I don't mind the other ads, I have even clicked on a few that interested me. But I don't want to tricked or forced into clicking on them.


----------



## MWilson569

I am having the same issue. Very frustrating and takes away from my usual enjoyable experience here.


----------



## Bunnyhaslonghair

I ended up installing a whole new ad blocker browser just to use this site. It's annoying to have to use an entirely new browser but the site is not navigable without it. I'm not against ads, but with the current spam I have no choice but to use the ad blocker to have the site function. *shrug*


----------



## neeki

Bunnyhaslonghair said:


> I ended up installing a whole new ad blocker browser just to use this site. It's annoying to have to use an entirely new browser but the site is not navigable without it. I'm not against ads, but with the current spam I have no choice but to use the ad blocker to have the site function. *shrug*



I just did this too, and I agree . A separate browser just for this site is annoying. But this has been going on for a while now and doesn't look like it's going to be fixed.


----------



## neeki

Dup


----------



## I Am So Blessed

beverly said:


> @Royalq @AdoraAdora24 raadora24 @natural2008 and everyone else if I missed your comments. I apologize for the late response. I am just seeing many of these comments. I am working with Nikos to get these things resolved - hopefully this week. But to answer your question, yes the membership fee would need to go up if we didn't have the ads due to the cost of the hardware and bandwith to maintain this site. Thank you for your patience and support.  I am hoping to switch to another ad solution that is less intrusive.


Nothing has been resolved even months later. And we still cannot upload pictures from our phones. Nothing has changed.


----------



## I Am So Blessed

@beverly still the same black bar.
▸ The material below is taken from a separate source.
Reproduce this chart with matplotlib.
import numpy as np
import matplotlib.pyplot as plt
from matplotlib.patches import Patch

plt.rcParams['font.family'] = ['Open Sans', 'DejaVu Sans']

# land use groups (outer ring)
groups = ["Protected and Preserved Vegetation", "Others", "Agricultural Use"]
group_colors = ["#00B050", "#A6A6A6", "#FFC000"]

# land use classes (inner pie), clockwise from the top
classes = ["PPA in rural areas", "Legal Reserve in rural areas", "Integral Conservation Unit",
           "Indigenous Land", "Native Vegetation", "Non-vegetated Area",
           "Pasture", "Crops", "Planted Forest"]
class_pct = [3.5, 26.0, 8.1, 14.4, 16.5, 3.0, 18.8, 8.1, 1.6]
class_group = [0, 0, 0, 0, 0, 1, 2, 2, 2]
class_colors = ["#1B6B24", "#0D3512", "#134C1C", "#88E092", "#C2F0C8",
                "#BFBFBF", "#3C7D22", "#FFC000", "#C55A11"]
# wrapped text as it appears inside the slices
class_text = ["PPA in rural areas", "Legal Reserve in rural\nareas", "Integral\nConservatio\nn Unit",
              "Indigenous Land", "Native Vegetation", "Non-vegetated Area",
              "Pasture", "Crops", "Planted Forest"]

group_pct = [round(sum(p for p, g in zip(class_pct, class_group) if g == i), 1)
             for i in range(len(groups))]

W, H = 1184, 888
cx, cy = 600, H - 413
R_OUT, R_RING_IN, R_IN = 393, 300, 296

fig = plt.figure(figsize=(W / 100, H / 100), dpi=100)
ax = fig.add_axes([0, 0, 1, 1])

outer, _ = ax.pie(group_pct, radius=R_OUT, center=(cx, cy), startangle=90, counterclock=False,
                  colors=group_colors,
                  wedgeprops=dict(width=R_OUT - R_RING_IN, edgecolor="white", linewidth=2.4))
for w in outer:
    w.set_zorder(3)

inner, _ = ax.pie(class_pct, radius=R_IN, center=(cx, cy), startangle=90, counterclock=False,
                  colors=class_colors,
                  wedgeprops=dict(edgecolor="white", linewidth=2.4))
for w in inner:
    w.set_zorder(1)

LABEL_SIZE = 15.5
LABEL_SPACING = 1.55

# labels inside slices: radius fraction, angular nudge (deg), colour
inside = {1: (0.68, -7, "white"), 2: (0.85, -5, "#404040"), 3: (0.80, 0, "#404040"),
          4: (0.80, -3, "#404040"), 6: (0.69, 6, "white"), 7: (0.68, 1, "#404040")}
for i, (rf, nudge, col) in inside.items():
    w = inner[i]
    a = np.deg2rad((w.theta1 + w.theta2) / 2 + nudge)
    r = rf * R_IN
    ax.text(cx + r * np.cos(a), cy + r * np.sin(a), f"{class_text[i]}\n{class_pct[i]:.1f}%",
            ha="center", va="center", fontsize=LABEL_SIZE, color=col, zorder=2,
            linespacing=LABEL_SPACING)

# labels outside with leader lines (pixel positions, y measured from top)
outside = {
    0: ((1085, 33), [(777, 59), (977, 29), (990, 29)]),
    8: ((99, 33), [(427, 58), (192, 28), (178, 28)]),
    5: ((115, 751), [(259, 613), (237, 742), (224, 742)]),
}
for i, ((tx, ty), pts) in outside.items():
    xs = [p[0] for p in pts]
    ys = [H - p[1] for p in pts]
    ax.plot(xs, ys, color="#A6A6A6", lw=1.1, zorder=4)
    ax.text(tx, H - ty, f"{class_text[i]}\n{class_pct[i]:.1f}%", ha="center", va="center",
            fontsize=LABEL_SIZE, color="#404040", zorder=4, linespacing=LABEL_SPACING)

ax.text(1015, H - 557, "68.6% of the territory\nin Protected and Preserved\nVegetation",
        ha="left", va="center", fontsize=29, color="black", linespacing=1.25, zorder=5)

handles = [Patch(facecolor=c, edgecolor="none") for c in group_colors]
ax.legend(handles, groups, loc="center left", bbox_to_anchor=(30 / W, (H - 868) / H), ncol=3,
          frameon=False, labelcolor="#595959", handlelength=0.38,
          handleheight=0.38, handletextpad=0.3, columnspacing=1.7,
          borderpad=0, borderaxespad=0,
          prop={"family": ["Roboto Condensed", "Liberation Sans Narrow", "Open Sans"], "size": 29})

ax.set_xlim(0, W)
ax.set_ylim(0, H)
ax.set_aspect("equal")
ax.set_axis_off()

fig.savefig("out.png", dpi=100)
Still error messages when uploading.


----------



## I Am So Blessed

natural2008 said:


> Why is the "x" even here if we can't even close the banner ?


Good question


----------



## SexySin985

I'm having this issue as well. It's a banner at the bottom of the screen and it makes it difficult to scroll while also trying not to click on it.


----------



## natural2008

SexySin985 said:


> I'm having this issue as well. It's a banner at the bottom of the screen and it makes it difficult to scroll while also trying not to click on it.



It’s irritating.


----------



## metro_qt

Royalq said:


> Is that what that is? For a while now when I'm scrolling a page (I have a Galaxy s5) I would get this random ad redirect for thinning hair and hair growth stuff. It's very annoying. And when I press back it takes me out the thread and now I have to go back in the thread and find where I left off. It's very frustrating.


Why is this STILL happening to me in 2020?
do I really pay 6.50 a year for these ads?
I understand if I was a free member...but I've paid for over 14 years now...to keep having these ads interrupt or even shut down my scrolling time on my phone


----------